Emitting events from your application without breaking everything
There are times when you'll need to emit events from your application code for consumption by other applications. Sometimes you'll want to schedule tasks to run in the background with resque, or notify integration partners about workflow events to that they can query your API. There are some concurrency issues that you'll need to deal with, though.
The naïve approach
The first quick and dirty approach is to just emit your events straight from your application code. It's simple and at first glance, it works.
def create_widget(params) widget = Widget.new(params) WidgetRepository.persist!(widget) NotificationService.notify("widget_created", widget) return widget end
Everything should work. But its effectiveness is limited to extremely simple cases, because bad things will happen if we try to use this method in a more complicated workflow.
Eventually an application will grow to the point where doing only one thing in a transaction is no longer sufficient. This is where we can start to introduce concurrency problems.

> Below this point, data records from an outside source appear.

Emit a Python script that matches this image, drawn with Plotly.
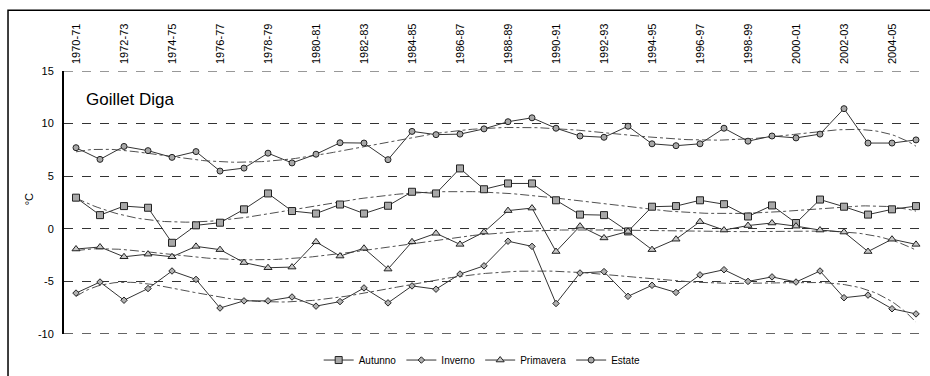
import numpy as np
import plotly.graph_objects as go

seasons = ["1970-71","1971-72","1972-73","1973-74","1974-75","1975-76","1976-77","1977-78",
           "1978-79","1979-80","1980-81","1981-82","1982-83","1983-84","1984-85","1985-86",
           "1986-87","1987-88","1988-89","1989-90","1990-91","1991-92","1992-93","1993-94",
           "1994-95","1995-96","1996-97","1997-98","1998-99","1999-00","2000-01","2001-02",
           "2002-03","2003-04","2004-05","2005-06"]

autunno = [2.96,1.30,2.16,2.00,-1.33,0.33,0.58,1.85,3.36,1.69,1.45,2.31,1.45,2.19,3.52,3.36,
           5.74,3.76,4.31,4.31,2.71,1.35,1.30,-0.25,2.10,2.16,2.71,2.34,1.17,2.22,0.55,2.78,
           2.10,1.35,1.85,2.16]
inverno = [-6.11,-5.06,-6.79,-5.68,-4.01,-4.81,-7.53,-6.85,-6.85,-6.48,-7.35,-6.92,-5.62,-7.04,
           -5.43,-5.74,-4.30,-3.52,-1.18,-1.67,-7.10,-4.20,-4.07,-6.42,-5.37,-6.05,-4.38,-3.89,
           -5.00,-4.57,-5.06,-4.01,-6.55,-6.30,-7.60,-8.09]
primavera = [-1.92,-1.73,-2.66,-2.41,-2.66,-1.67,-1.98,-3.21,-3.70,-3.64,-1.24,-2.59,-1.85,-3.83,
             -1.24,-0.43,-1.48,-0.31,1.73,1.97,-2.16,0.25,-0.87,-0.25,-1.98,-0.99,0.68,-0.12,
             0.31,0.55,0.25,-0.12,-0.31,-2.16,-0.99,-1.48]
estate = [7.71,6.60,7.83,7.43,6.79,7.34,5.49,5.77,7.19,6.26,7.09,8.18,8.15,6.57,9.26,8.95,
          9.00,9.50,10.18,10.55,9.56,8.82,8.70,9.75,8.08,7.90,8.08,9.56,8.33,8.82,8.64,9.00,
          11.42,8.15,8.15,8.45]

y_ticks = [-10, -5, 0, 5, 10, 15]
y_tick_labels = ["-10", "-5", "0", "5", "10", "15"]
title_text = "Goillet Diga"
unit_text = "°C"

series = [
    ("Autunno", autunno, "square", 7, "#a8a8a8"),
    ("Inverno", inverno, "diamond", 5, "#b0b0b0"),
    ("Primavera", primavera, "triangle-up", 7, "#c8c8c8"),
    ("Estate", estate, "circle", 6, "#a8a8a8"),
]

FONT = "Liberation Sans, Arial, sans-serif"
idx = np.arange(len(seasons))
xs = (idx - idx.mean()) / idx.std()

fig = go.Figure()

# polynomial trend lines (like the spreadsheet trendlines)
for name, vals, sym, sz, fill in series:
    coef = np.polyfit(xs, np.array(vals), 6)
    xf = np.linspace(xs[0], xs[-1], 200)
    xi = xf * idx.std() + idx.mean()
    fig.add_trace(go.Scatter(x=xi, y=np.polyval(coef, xf), mode="lines",
                             line=dict(color="#505050", width=1, dash="dashdot"),
                             showlegend=False, hoverinfo="skip"))

for name, vals, sym, sz, fill in series:
    fig.add_trace(go.Scatter(x=idx, y=vals, mode="lines+markers", name=name,
                             line=dict(color="#333333", width=1),
                             marker=dict(symbol=sym, size=sz, color=fill,
                                         line=dict(color="#222222", width=1))))

fig.update_layout(
    width=930, height=376,
    margin=dict(l=64, r=2, t=71, b=35),
    paper_bgcolor="white", plot_bgcolor="white",
    font=dict(family=FONT, size=11, color="black"),
    showlegend=True,
    legend=dict(orientation="h", x=0.484, y=-0.099, xanchor="center", yanchor="middle",
                font=dict(size=10, family=FONT, color="black"), itemwidth=30,
                bgcolor="rgba(0,0,0,0)", tracegroupgap=0),
    xaxis=dict(range=[-0.5, len(seasons) - 0.5], side="top",
               tickmode="array", tickvals=list(idx[::2]), ticktext=seasons[::2],
               tickangle=-90, showgrid=False, zeroline=False, showline=False,
               ticks="", tickfont=dict(size=11, family=FONT, color="black"),
               ticklabelstandoff=6),
    yaxis=dict(range=[-10, 15], tickmode="array", tickvals=y_ticks, ticktext=y_tick_labels,
               showgrid=True, gridcolor="#333333", griddash="dash", gridwidth=1,
               zeroline=False, showline=True, linecolor="black", linewidth=2,
               ticks="", tickfont=dict(size=11, family=FONT, color="black"),
               ticklabelstandoff=6),
    annotations=[
        dict(text=title_text, x=0.0231, y=0.89, xref="paper", yref="paper",
             xanchor="left", yanchor="middle", showarrow=False,
             font=dict(size=17, family=FONT, color="black")),
        dict(text=unit_text, x=-0.0405, y=0.512, xref="paper", yref="paper",
             xanchor="center", yanchor="middle", showarrow=False, textangle=-90,
             font=dict(size=11, family=FONT, color="black")),
    ],
    shapes=[
        dict(type="rect", xref="paper", yref="paper", x0=-0.0648, x1=1.2, y0=-0.3, y1=1.2307,
             line=dict(color="black", width=1.5), layer="below"),
        dict(type="line", xref="paper", yref="y", x0=0, x1=1, y0=15, y1=15,
             line=dict(color="#333333", width=1, dash="dash")),
        dict(type="line", xref="paper", yref="y", x0=0, x1=1, y0=-10, y1=-10,
             line=dict(color="#333333", width=1.5, dash="dash")),
    ],
)

fig.write_html("out.html")
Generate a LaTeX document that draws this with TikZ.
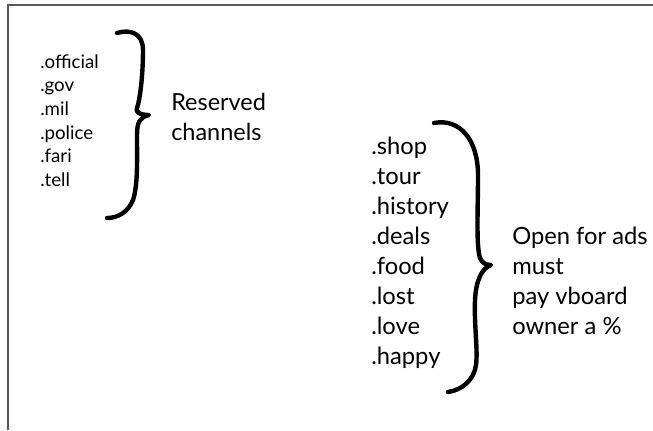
\documentclass[tikz,border=0pt]{standalone}
\usepackage{fontspec}
\setmainfont{Lato}
\begin{document}
\begin{tikzpicture}[x=0.75pt,y=-0.75pt,
  frame/.style={draw=black!65, line width=1.3pt},
  brace/.style={draw=black, line width=3.3pt, line cap=round, line join=round},
  small/.style={anchor=base west, inner sep=0pt, font=\fontsize{14pt}{16pt}\selectfont},
  mid/.style={anchor=base west, inner sep=0pt, font=\fontsize{17.6pt}{18pt}\selectfont},
  big/.style={anchor=base west, inner sep=0pt, font=\fontsize{17.8pt}{18pt}\selectfont}]
\useasboundingbox (0,0) rectangle (653,430);
\fill[white] (0,0) rectangle (653,430);
\draw[frame] (8,430) -- (8,5) -- (653,5);
% left list
\node[small] (a1) at (40,68) {.official};
\node[small] (a2) at (40,91.7) {.gov};
\node[small] (a3) at (40,115.4) {.mil};
\node[small] (a4) at (40,139.1) {.police};
\node[small] (a5) at (40,162.8) {.fari};
\node[small] (a6) at (40,186.5) {.tell};
% left brace
\draw[brace] (117,33) .. controls (130,29) and (143,33) .. (143,50)
  .. controls (143,75) and (140,100) .. (137,108)
  .. controls (135,112) and (140,115) .. (149,115)
  .. controls (140,117) and (137,122) .. (137,135)
  .. controls (137,160) and (138,185) .. (133,200)
  .. controls (128,212) and (118,218) .. (107,218);
\node[mid] (r1) at (171,110) {Reserved};
\node[mid] (r2) at (171,140) {channels};
% right list
\node[big] (b1) at (371,154) {.shop};
\node[big] (b2) at (371,184) {.tour};
\node[big] (b3) at (371,214) {.history};
\node[big] (b4) at (371,244) {.deals};
\node[big] (b5) at (371,274) {.food};
\node[big] (b6) at (371,304) {.lost};
\node[big] (b7) at (371,334) {.love};
\node[big] (b8) at (371,364) {.happy};
% right brace
\draw[brace] (434,123) .. controls (460,118) and (478,140) .. (478,175)
  .. controls (478,210) and (476,245) .. (480,258)
  .. controls (482,263) and (486,265) .. (491,265)
  .. controls (482,268) and (476,280) .. (475,300)
  .. controls (474,325) and (478,350) .. (476,365)
  .. controls (474,380) and (462,390) .. (448,392);
\node[big] (c1) at (512,244) {Open for ads};
\node[big] (c2) at (512,274) {must};
\node[big] (c3) at (512,304) {pay vboard};
\node[big] (c4) at (512,334) {owner a \%};
\end{tikzpicture}
\end{document}
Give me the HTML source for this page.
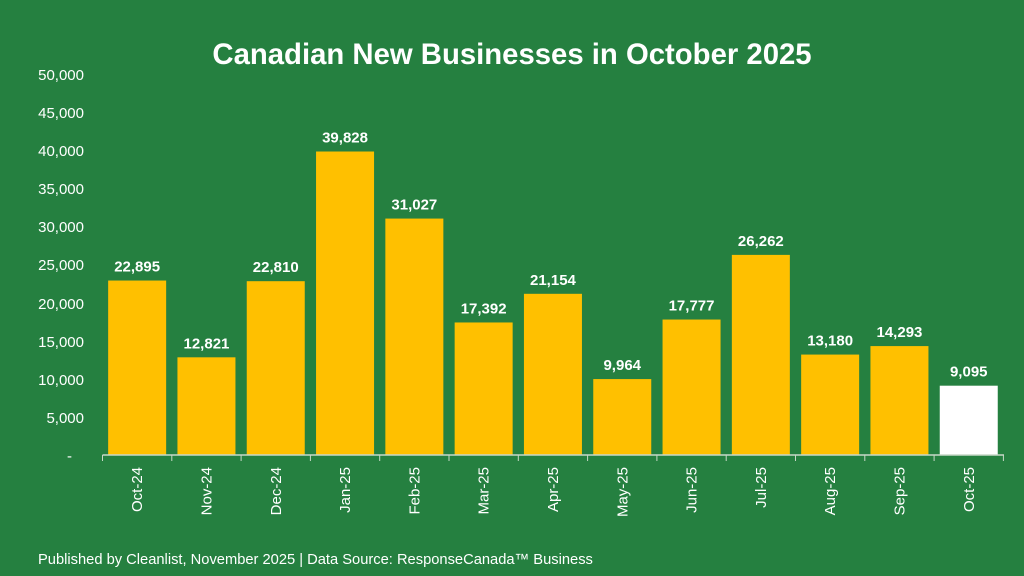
<!DOCTYPE html>
<html><head><style>body{margin:0;background:#258040}svg{display:block}</style></head><body>
<svg width="1024" height="576" xmlns="http://www.w3.org/2000/svg" font-family="Liberation Sans, Arial, sans-serif">
<rect width="1024" height="576" fill="#258040"/>
<text x="512" y="64" text-anchor="middle" font-size="29.3" font-weight="bold" fill="#fff">Canadian New Businesses in October 2025</text>
<g font-size="15" fill="#fff" text-anchor="end">
<text x="84" y="80">50,000</text><text x="84" y="118">45,000</text><text x="84" y="156">40,000</text><text x="84" y="194">35,000</text><text x="84" y="232">30,000</text><text x="84" y="270">25,000</text><text x="84" y="309">20,000</text><text x="84" y="347">15,000</text><text x="84" y="385">10,000</text><text x="84" y="423">5,000</text><text x="72" y="461">-</text>
</g>
<g id="bars"></g>
<line x1="102.5" y1="455" x2="1004" y2="455" stroke="#c8d8c8" stroke-width="1.5"/>
<g id="ticks" stroke="#c8d8c8" stroke-width="1"></g>
<text x="38" y="564" font-size="14.7" fill="#fff">Published by Cleanlist,  November 2025 | Data Source: ResponseCanada™ Business</text>
<script>
var d=[["Oct-24",22895],["Nov-24",12821],["Dec-24",22810],["Jan-25",39828],["Feb-25",31027],["Mar-25",17392],["Apr-25",21154],["May-25",9964],["Jun-25",17777],["Jul-25",26262],["Aug-25",13180],["Sep-25",14293],["Oct-25",9095]];
var ns="http://www.w3.org/2000/svg",g=document.getElementById("bars"),t=document.getElementById("ticks");
function el(n,a,p,txt){var e=document.createElementNS(ns,n);for(var k in a)e.setAttribute(k,a[k]);if(txt)e.textContent=txt;p.appendChild(e);return e;}
var L=102.5,P=69.3,Y0=455,S=381/50000;
for(var i=0;i<=13;i++)el("line",{x1:L+i*P,y1:455,x2:L+i*P,y2:461},t);
d.forEach(function(r,i){var c=L+P*(i+0.5),h=r[1]*S;
el("rect",{x:c-29,y:Y0-h,width:58,height:h,fill:i==12?"#fff":"#FFC000"},g);
el("text",{x:c,y:Y0-h-9,"text-anchor":"middle","font-size":15,"font-weight":"bold",fill:"#fff"},g,r[1].toLocaleString("en-US"));
el("text",{x:0,y:0,transform:"translate("+(c+5)+",467) rotate(-90)","text-anchor":"end","font-size":15,fill:"#fff"},g,r[0]);});
</script>
</svg>
</body></html>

Consider the case where we re-use the previous method in the context of a contrived elaborate workflow:
module InventoryManagement extend self def store_widgets(widgets) raise InsufficentSpace unless sufficent_space_for?(widgets) InventoryRepository.persist!(widgets) end def sufficent_space_for?(widgets) # ... end class InsufficentSpace < StandardError end end def produce_widgets(requested_widgets) Database.transaction do produced_widgets = requested_widgets.map do |w| create_widget(w) # Persist the widgets, and also notify interested parties end InventoryManagement.store_widgets(produced_widgets) # whoops, this will raise and roll back everything if there isn't enough space! end end
There are two problems that will arise when we transmit events before the database has had a chance to commit the transaction:
- If the transaction takes a long time to commit, the consumers will receive the notification about the event before the point of truth about that event has actually been saved. Consumers that attempt to react to that notification (e.g. by requesting additional information) won't be able to find any information yet. They'll error out and have to try again, either with manual intervention or a hacky auto-retry mechanism. Suboptimal.
- The transaction might roll back, but the notifications have already been sent. Unfortunately, this manifests in the same way as the above problem. The information that you're searching for isn't there! And it never will be!
There's also some problems related to tying directly into an external service:
- Requests to the external service will block the user's request, with the potential to be a very significant delay when that external service experiences degraded performance
- When that external dependency goes down, your app will go down with it, but only for requests that need to communicate with the notification service
- If the external service fails to deliver the messages, we have no record of the events that should have been sent, and no way to retransmit them
We can avoid all these problems with an architectural change.
The notification store
Instead of emitting the notification right away, we can store the notification data to the same transactional database. These events will be written atomically along with the rest of the application's transaction.
module NotificationService extend self def store(event_name, item) content = notification_content_for(item) Database.execute("INSERT INTO notifications VALUES($1)", [content]) end def notification_content_for(item) # ... end end
We're free to litter calls to NotificationService.store all throughout our workflow code, confident that it will integrate seamlessly into any complex transactional actions. This also implicitly means we can also call functions that use NotificationService.store with the same confidence. There aren't any unsynchronized side effects to consider anymore.
Getting the data to its destination (aka The Shovel)
Now that we're sure that we're only generating events for transactions that have finished, how do we actually notify our consumers?
We've got a worker polling like this:
def tick Database.transaction do results = Database.execute(<<-SQL, ) UPDATE notifications SET processed = true WHERE id IN (SELECT id FROM notifications WHERE processed = false ORDER BY id ASC LIMIT $1) RETURNING * SQL results.each do |row| NotificationService.send_notification!(row["content"]) end end end
In this example, we're talking to the external service from within the context of a database transaction. If anything goes wrong during transmission, like a network error, the UPDATE will be rolled back and we'll have the opportunity to retransmit the events. Since this is a background task, if something goes wrong, we'll have the opportunity to retry it until the service comes back, with nothing lost. The users may experience a delay in delivery until the external service recovers, but the app won't crash in their face and no notifications will be lost.
There's a couple of implementation details that are noteworthy:
- The consumers of the notifications in this example must be *idempotent*. They should be able to safely process duplicate notifications. We achieved this in practice by adding a uuid to each notification. For the purposes of our example, this uuid would have been added by NotificationService.notification_content_for. If a consumer receives a notification with a uuid they've seen before, they can safely discard it.
- The notifications table has a processed flag that's been set to false by default. This is not the only way to maintain this state, but it is probably the simplest. Whatever you choose to do, make sure that you use a set-based approach. Either maintain a list of notifications you have already completed, or a list of notifications that you haven't completed and use inclusion or exclusion to query for the notifications that still need to be processed. Don't rely on the ids of events to be gapless or in chronological order, because that will also introduce concurrency problems.
Addendum: Don't like polling?
If you don't like polling, you could look into using something like PostgreSQL's LISTEN/NOTIFY. Relevant excerpt:
if a NOTIFY is executed inside a transaction, the notify events are not delivered until and unless the transaction is committed
We haven't used this, because we find polling to be sufficient for our purposes. But it should provide a good mechanism to provide both publish/subscribe and persistent, transaction safe notifications, if you're in the market for that.